Lufthansa Cargo sues Nairobi company over damaged goods

Lufthansa crew is welcomed at the Jomo Kenyatta International Airport in Nairobi. FILE PHOTO | NMG
Lufthansa crew is welcomed at the Jomo Kenyatta International Airport in Nairobi. FILE PHOTO | NMG  

German freight firm Lufthansa Cargo Aktiengesellschaft has sued Nairobi-based Transglobal Cargo Centre Limited for damage to consignments caused by floods between 2011 and 2012 that saw it pay claims lodged by its customers.

Lufthansa claims that the Jomo Kenyatta International Airport-based Transglobal Cargo Centre (TCC) was negligent in ensuring that its warehouses were up to standard, which led to the damage of goods through three flooding incidents within 14 months.

The German firm adds that it was forced to pay claims totaling $141,937 (Sh14.6 million) to Multichoice Kenya, Surgipharm Limited, Nakoda & Matsumara Law Offices and Prestamarine for damaged goods.

The TCC however denies that it stored Lufthansa’s consignments in a warehouse known to be susceptible to flooding, and has told the German firm to prove otherwise.

The TCC adds that it cannot be condemned to refund Lufthansa as the flooding incidents were unforeseen and beyond its control.

“Lufthansa avers that the TCC acted negligently with regard to the manner of storing Lufthansa’s consignment and failing to prevent flooding of the TCC’s premises, thereby causing Lufthansa to suffer loss and damage,” the German freight firm says.

“As a result of the flooding of the warehouse, Lufthansa’s consignments were severely damaged and were then assessed by professional assessors to have been irreversibly damaged. Consequently, the consignees submitted claims against Lufthansa for damage of their goods. This led to Lufthansa having to incur costs to ameliorate the damage and meet its customers’ claims,” Lufthansa adds.

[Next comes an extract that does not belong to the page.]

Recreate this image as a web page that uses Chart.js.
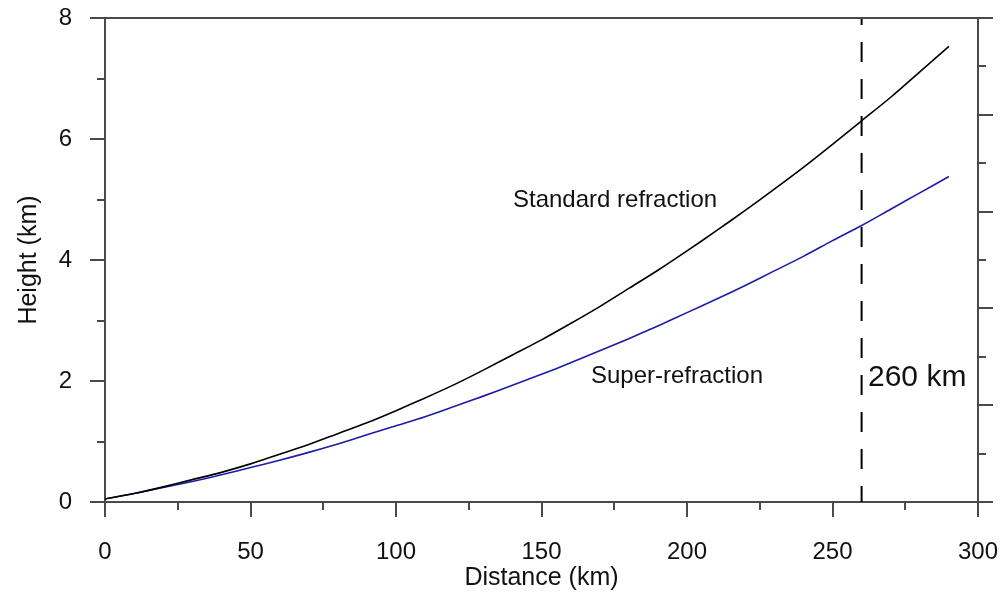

The German firm holds that the TCC did not have safe systems to ensure that cargo would be safe in any circumstances. It further holds that the poor drainage around the warehouses was something within the TCC’s control.

Lufthansa’s consignments had been stored at the TCC as they were awaiting clearance before being delivered to the various consignees.

The German firm’s cargo handling supervisor says inspection of the warehouses in 2012 revealed that water levels rose to at least one metre inside the buildings.